Os seus ladrões, assassinos e meretrizes, não roubam, não matam, não copulam: sofrem. Sofrer, eis o seu mister. Mouca, Luísa, Gebo, Gabiru, – pseudónimos. O nome real, o nome verdadeiro de todos eles é um só: a Dor.
Inevitável. Desde que o meu amigo rasgou as máscaras enganadoras ao Universo, para lhe descobrir a essência e natureza intima, e desde que a lei do Universo é o predomínio do mais feroz e do mais forte, toda a imensa humanidade, tumultuosa e vária, se resume logicamente em dois homens apenas: o algoz e a vitima, o homem que sofre e o homem que faz sofrer. Os bons são os que padecem. A miséria, mesmo sinistra e delinquente, é já um princípio de virtude. Nenhum dos ladrões, nenhuma das prostitutas do seu poema resvalaram ao vicio ou ao crime por vontade própria, por fatalidade fisiológica. Obrigou-os a fome, calcou-os a injustiça. A sua infâmia e a sua ignominia é a avareza ou a luxúria dos homens opulentos e devassos. Todos os ricos, ainda os caridosos, são perversos, e todos os miseráveis, ainda roubando ou esfaqueando, são criaturas boas, porque são vítimas dos primeiros. Os retratos dos benfeitores do seu hospício (página 105) parecemlhe «uma galeria de afogados, todos solenes, secos, hirtos, de lábios finos e ar de cerimónia». E as alfurjas, cadeias e prostíbulos, onde se amontoam, num horror tenebroso, os vícios alucinados e os crimes exorbitantes, afiguramse-lhe à imaginação misericordiosa como templos de angústias, santuários sagrados de tribulações e de martírios. É um flos-sanctorum da miséria, a dor do enxurro canonizada e sublimada.

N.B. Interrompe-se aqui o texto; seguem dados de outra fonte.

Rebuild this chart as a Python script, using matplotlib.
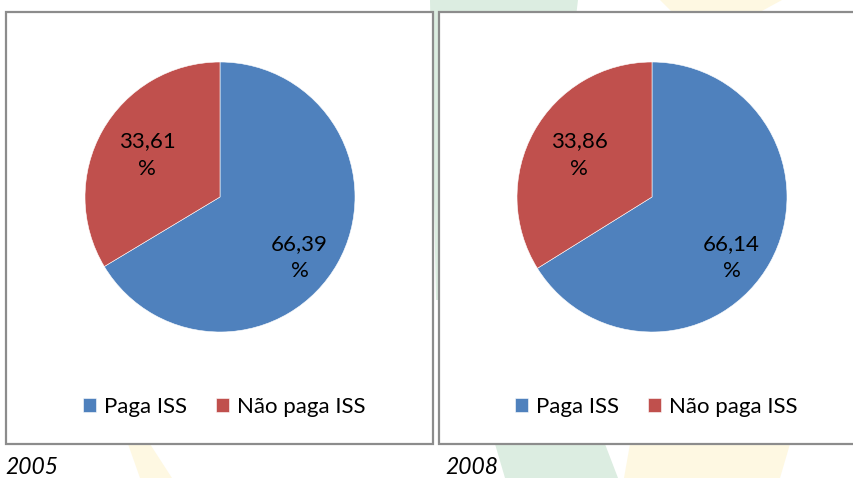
import matplotlib
matplotlib.use("Agg")
import matplotlib.pyplot as plt
from matplotlib.patches import Rectangle, Polygon
import numpy as np

plt.rcParams['font.family'] = ['Lato', 'DejaVu Sans']

# data
labels = ['Paga ISS', 'Não paga ISS']
years = ['2005', '2008']
values_2005 = [66.39, 33.61]
values_2008 = [66.14, 33.86]
colors = ['#4f81bd', '#c0504d']

W, H = 854, 478
fig = plt.figure(figsize=(W / 100, H / 100), dpi=100)
fig.patch.set_facecolor('white')


def fx(px):
    return px / W


def fy(py):
    return 1 - py / H


# faint watermark behind the boxes
green = '#dcede1'
yellow = '#fef8e2'
for pts, c in [
    ([(430, 0), (578, 0), (560, 150), (480, 300), (436, 300)], green),
    ([(495, 444), (605, 444), (618, 478), (505, 478)], green),
    ([(660, 0), (782, 0), (760, 12), (672, 12)], yellow),
    ([(630, 444), (790, 444), (780, 478), (624, 478)], yellow),
    ([(128, 444), (150, 444), (172, 478), (140, 478)], yellow),
]:
    fig.add_artist(Polygon([(fx(x), fy(y)) for x, y in pts], closed=True,
                           transform=fig.transFigure, facecolor=c,
                           edgecolor='none', zorder=0))

# chart boxes
for x0, x1 in [(6, 433), (439, 860)]:
    fig.add_artist(Rectangle((fx(x0), fy(444)), fx(x1 - x0), (444 - 12) / H,
                             transform=fig.transFigure, facecolor='white',
                             edgecolor='#8c8c8c', linewidth=1.6, zorder=1))

R = 135
centers = [(220, 197), (652, 197)]
label_pos = [(0.59, -0.45), (-0.54, 0.31)]

for (cx, cy), vals, year, capx in zip(centers, [values_2005, values_2008], years, [5, 445]):
    ax = fig.add_axes([fx(cx - R), fy(cy + R), fx(2 * R), 2 * R / H])
    ax.set_zorder(2)
    wedges, _ = ax.pie(vals, colors=colors, startangle=90, counterclock=False,
                       radius=1, wedgeprops=dict(edgecolor='white', linewidth=0.4))
    ax.set_xlim(-1, 1)
    ax.set_ylim(-1, 1)
    for v, (lx, ly) in zip(vals, label_pos):
        ax.text(lx, ly, f"{v:.2f}".replace('.', ',') + "\n%", ha='center', va='center',
                fontsize=16, color='black', linespacing=1.45)
    ax.legend(wedges, labels, loc='center', bbox_to_anchor=(fx(cx + 4), fy(407)),
              bbox_transform=fig.transFigure, ncol=2, frameon=False, fontsize=16,
              handlelength=0.6, handleheight=0.6, handletextpad=0.35,
              columnspacing=1.3)
    fig.text(fx(capx), fy(467), year, ha='left', va='center', fontsize=16.5,
             style='italic', color='black', zorder=3)

fig.savefig('out.png', dpi=100, facecolor='white')
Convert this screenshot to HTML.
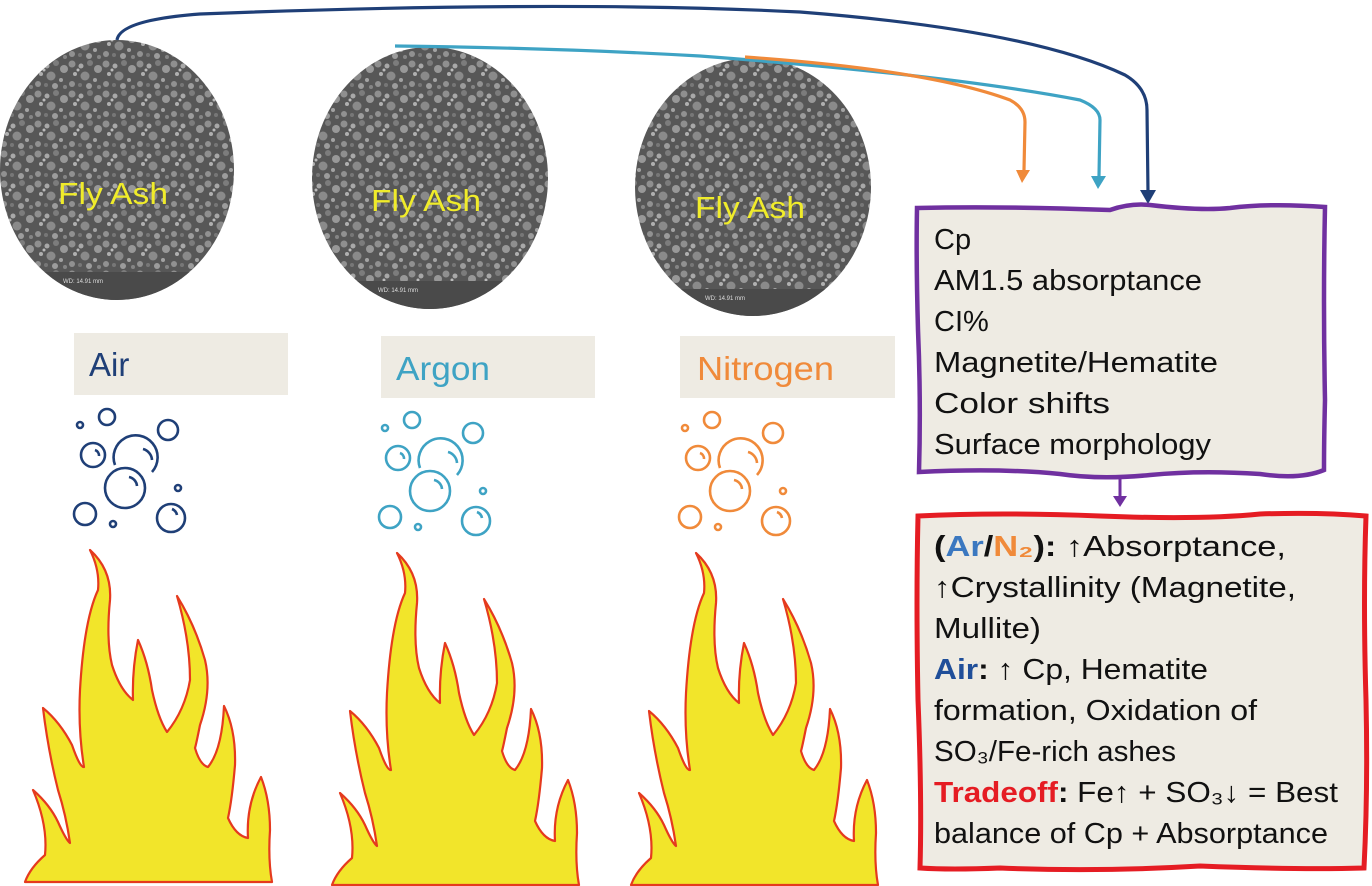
<!DOCTYPE html>
<html><head><meta charset="utf-8"><style>
html,body{margin:0;padding:0;background:#fff;}
svg{display:block;}
text{font-family:"Liberation Sans",sans-serif;}
</style></head><body>
<svg width="1372" height="886" viewBox="0 0 1372 886" xmlns="http://www.w3.org/2000/svg">
<defs>
<pattern id="sem" width="34" height="30" patternUnits="userSpaceOnUse">
<rect width="34" height="30" fill="#575757"/>
<circle cx="4" cy="4" r="3.5" fill="#8f8f8f"/>
<circle cx="13" cy="6" r="2.5" fill="#a8a8a8"/>
<circle cx="22" cy="3" r="3" fill="#7c7c7c"/>
<circle cx="30" cy="9" r="4" fill="#989898"/>
<circle cx="7" cy="14" r="2" fill="#b0b0b0"/>
<circle cx="17" cy="16" r="4.5" fill="#8a8a8a"/>
<circle cx="27" cy="20" r="2" fill="#a3a3a3"/>
<circle cx="4" cy="24" r="3" fill="#919191"/>
<circle cx="12" cy="25" r="2" fill="#777"/>
<circle cx="21" cy="26" r="3" fill="#9c9c9c"/>
<circle cx="31" cy="27" r="2" fill="#858585"/>
<circle cx="10" cy="10" r="1.5" fill="#bbb"/>
</pattern>
<g id="flame">
<path d="M25,882 Q30,868 45,855 Q48,825 33,790 Q50,805 58,822 Q66,840 70,843 Q66,815 58,790 Q48,750 43,708 Q60,722 72,745 Q80,768 84,767 Q78,730 80,690 Q84,620 98,590 Q100,570 90,550 Q112,570 110,600 Q106,640 112,665 Q120,690 133,700 Q132,670 138,640 Q148,662 152,690 Q158,718 167,732 Q185,710 190,680 Q190,640 177,596 Q195,625 205,660 Q212,690 200,725 Q196,745 195,748 Q200,765 208,767 Q222,750 224,706 Q236,730 235,765 Q232,800 228,818 Q236,836 248,838 Q246,805 261,777 Q270,800 270,830 Q268,860 272,882 Z" fill="#f2e52a" stroke="#e53a1e" stroke-width="2.2" stroke-linejoin="round"/>
</g>
<g id="bub" fill="none" stroke-width="2.6">
<circle cx="80" cy="425" r="3"/>
<circle cx="107" cy="417" r="8"/>
<circle cx="168" cy="430" r="10"/>
<circle cx="93" cy="455" r="12"/>
<path d="M115,465 A22,22 0 1 1 152,472"/>
<circle cx="125" cy="488" r="20"/>
<circle cx="178" cy="488" r="3"/>
<circle cx="85" cy="514" r="11"/>
<circle cx="113" cy="524" r="3"/>
<circle cx="171" cy="518" r="14"/>
<path d="M95,450 A6,6 0 0 1 99,456"/>
<path d="M143,449 A12,12 0 0 1 152,460"/>
<path d="M129,477 A10,10 0 0 1 137,486"/>
<path d="M172,509 A8,8 0 0 1 177,515"/>
</g>
<clipPath id="c1"><ellipse cx="117" cy="170" rx="117" ry="130"/></clipPath>
<clipPath id="c2"><ellipse cx="430" cy="178" rx="118" ry="131"/></clipPath>
<clipPath id="c3"><ellipse cx="753" cy="187" rx="118" ry="129"/></clipPath>
</defs>

<g clip-path="url(#c1)"><rect x="0" y="40" width="236" height="262" fill="url(#sem)"/><rect x="0" y="272" width="236" height="35" fill="#4a4a4a"/><text x="63" y="283" font-size="6" fill="#ddd">WD: 14.91 mm</text></g>
<g clip-path="url(#c2)"><rect x="312" y="47" width="238" height="264" fill="url(#sem)"/><rect x="312" y="281" width="238" height="35" fill="#4a4a4a"/><text x="378" y="292" font-size="6" fill="#ddd">WD: 14.91 mm</text></g>
<g clip-path="url(#c3)"><rect x="635" y="58" width="238" height="260" fill="url(#sem)"/><rect x="635" y="289" width="238" height="35" fill="#4a4a4a"/><text x="705" y="300" font-size="6" fill="#ddd">WD: 14.91 mm</text></g>
<text x="58" y="204" font-size="31" fill="#f0ec2a" textLength="110" lengthAdjust="spacingAndGlyphs">Fly Ash</text>
<text x="371" y="211" font-size="31" fill="#f0ec2a" textLength="110" lengthAdjust="spacingAndGlyphs">Fly Ash</text>
<text x="695" y="218" font-size="31" fill="#f0ec2a" textLength="110" lengthAdjust="spacingAndGlyphs">Fly Ash</text>

<rect x="74" y="333" width="214" height="62" fill="#eeebe3"/>
<text x="89" y="376" font-size="33" fill="#1f3f77">Air</text>
<rect x="381" y="336" width="214" height="62" fill="#eeebe3"/>
<text x="396" y="380" font-size="33" fill="#3ea3c4" textLength="94" lengthAdjust="spacingAndGlyphs">Argon</text>
<rect x="680" y="336" width="215" height="62" fill="#eeebe3"/>
<text x="697" y="380" font-size="33" fill="#f08a3a" textLength="137" lengthAdjust="spacingAndGlyphs">Nitrogen</text>

<use href="#bub" stroke="#1f3f77"/>
<use href="#bub" stroke="#3ea3c4" transform="translate(305,3)"/>
<use href="#bub" stroke="#f08a3a" transform="translate(605,3)"/>

<use href="#flame"/>
<use href="#flame" transform="translate(307,3)"/>
<use href="#flame" transform="translate(606,3)"/>

<path d="M117,40 Q120,20 200,14 Q560,0 800,12 Q1030,30 1125,75 Q1147,88 1147,110 L1148,192" fill="none" stroke="#1f3f77" stroke-width="3.2"/>
<path d="M1140,190 L1148,204 L1156,190 Z" fill="#1f3f77"/>
<path d="M395,46 Q560,48 700,56 Q950,75 1080,100 Q1100,108 1100,120 L1099,176" fill="none" stroke="#3ea3c4" stroke-width="3.2"/>
<path d="M1091,176 L1098,189 L1106,176 Z" fill="#3ea3c4"/>
<path d="M745,57 Q930,70 1010,100 Q1025,108 1025,122 L1024,170" fill="none" stroke="#f08a3a" stroke-width="3.2"/>
<path d="M1016,170 L1022,183 L1030,170 Z" fill="#f08a3a"/>

<path d="M917,208 Q1000,206 1110,210 Q1130,203 1150,205 Q1200,211 1230,208 Q1270,203 1325,207 Q1323,300 1325,400 Q1324,440 1324,470 Q1300,480 1260,474 Q1200,470 1150,475 Q1100,480 1060,474 Q1000,468 919,472 Q921,400 918,330 Q916,260 917,208 Z" fill="#eeebe3" stroke="#7030a0" stroke-width="4.5"/>
<g font-size="29" fill="#111">
<text x="934" y="249">Cp</text>
<text x="934" y="290" textLength="268" lengthAdjust="spacingAndGlyphs">AM1.5 absorptance</text>
<text x="934" y="331">CI%</text>
<text x="934" y="372" textLength="284" lengthAdjust="spacingAndGlyphs">Magnetite/Hematite</text>
<text x="934" y="413" textLength="176" lengthAdjust="spacingAndGlyphs">Color shifts</text>
<text x="934" y="454" textLength="277" lengthAdjust="spacingAndGlyphs">Surface morphology</text>
</g>
<line x1="1120" y1="476" x2="1120" y2="500" stroke="#7030a0" stroke-width="3"/>
<path d="M1113,496 L1120,507 L1127,496 Z" fill="#7030a0"/>

<path d="M918,516 Q1000,512 1100,516 Q1200,520 1260,514 Q1320,512 1366,516 Q1363,600 1366,700 Q1368,790 1364,868 Q1300,870 1200,866 Q1100,872 1000,868 Q950,870 920,868 Q922,800 918,700 Q916,600 918,516 Z" fill="#eeebe3" stroke="#e51c23" stroke-width="5"/>
<g font-size="29" fill="#111">
<text x="934" y="556" textLength="352" lengthAdjust="spacingAndGlyphs"><tspan font-weight="bold">(</tspan><tspan font-weight="bold" fill="#3b78c0">Ar</tspan><tspan font-weight="bold">/</tspan><tspan font-weight="bold" fill="#f08a3a">N₂</tspan><tspan font-weight="bold">):</tspan> ↑Absorptance,</text>
<text x="934" y="597" textLength="362" lengthAdjust="spacingAndGlyphs">↑Crystallinity (Magnetite,</text>
<text x="934" y="638" textLength="107" lengthAdjust="spacingAndGlyphs">Mullite)</text>
<text x="934" y="679" textLength="274" lengthAdjust="spacingAndGlyphs"><tspan font-weight="bold" fill="#1f4e99">Air</tspan><tspan font-weight="bold">:</tspan> ↑ Cp, Hematite</text>
<text x="934" y="720" textLength="323" lengthAdjust="spacingAndGlyphs">formation, Oxidation of</text>
<text x="934" y="761" textLength="242" lengthAdjust="spacingAndGlyphs">SO₃/Fe-rich ashes</text>
<text x="934" y="802" textLength="404" lengthAdjust="spacingAndGlyphs"><tspan font-weight="bold" fill="#e51c23">Tradeoff</tspan><tspan font-weight="bold">:</tspan> Fe↑ + SO₃↓ = Best</text>
<text x="934" y="843" textLength="394" lengthAdjust="spacingAndGlyphs">balance of Cp + Absorptance</text>
</g>
</svg>
</body></html>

Mas se a lei da natureza é iníqua e feroz, visto os maus triunfarem e os bons sucumbirem, donde vem essa lei, quem a gerou, quem a impôs ao universo? Quer a criasse, com o universo, uma vontade alheia, quer ela seja imanente ao universo infinito, é, nos dois casos, uma lei monstruosa, negadora da suprema ideia do espírito do homem, a ideia do bem e da justiça.